対して困った顔で返す彼女。かつてとは違う微笑ましいやりとりに、胸が暖かくなるよ;つД`)。
そんな彼女を見守るイケメン。どんな時代になっても、戒の魂は「守る」ことに特化。
かつての敵であり、師であり、恩人である彼へ、宗次郎なりに恩返し。
彼へ説く。「女性はただ守られるだけの存在ではない」ということを。
それは、たとえば紫織のように。自分の背中ではなく、隣に並び立つ関係性。
宗次郎が見つけた、宗次郎の絆の形。
その意見に青年は鷹揚にうなずく、それもまた至高の宝石だと。他者の考え方を否定なんて、兄さんがするはずもないわな(*'▽')。

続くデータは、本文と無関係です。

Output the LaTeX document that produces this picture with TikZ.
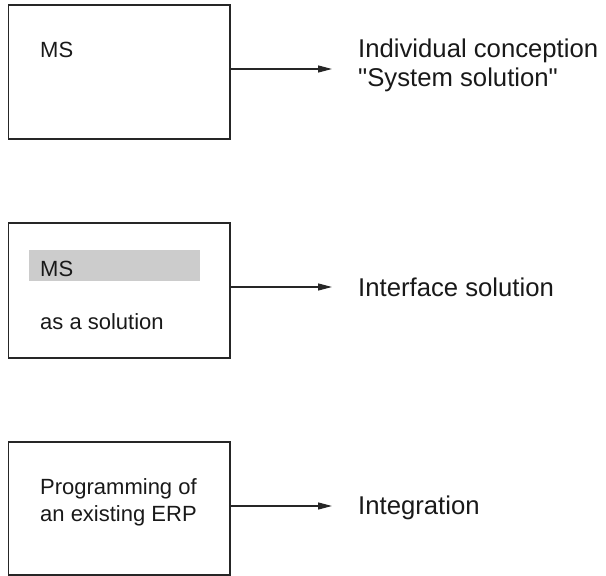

そして姉も少女も、宗次郎の意見にこそ同感。守られるだけなんてまっぴらごめんと、こちらも在りしの輝きは失ってない。そうさ、灯のように道を照らしてきたことを、我々全爪牙が知っているんだ!
仲良し家族はこれから知人の結婚式へ。
姉「この子のこと、本当にありがとうございました。面白い話もできましたし、あなた達とはなぜか初めて会った気がしませんから」
「......願わくばどこかで、また会えるといいですね」
宗「いえ、こちらこそ——」
紫「ありがとう。私たちも、会えてよかった」
新世界を守る理由を、再確認できた二柱。
武の神である彼らは、この曙光を何者にも侵させないと誓う——。
曙光勢と黄昏勢。
本編内では一方的な関係で終わった各組合わせだったが、新世界の到来に伴い、ようやくわだかまりのない間柄になってくれて本当よかった。
あらためて伝えたかった本音を言えたことは、益荒男たちにとっても幸せなことであったろうし、この後日談は蛇足でも何でもない本当に必要なモノでしたね。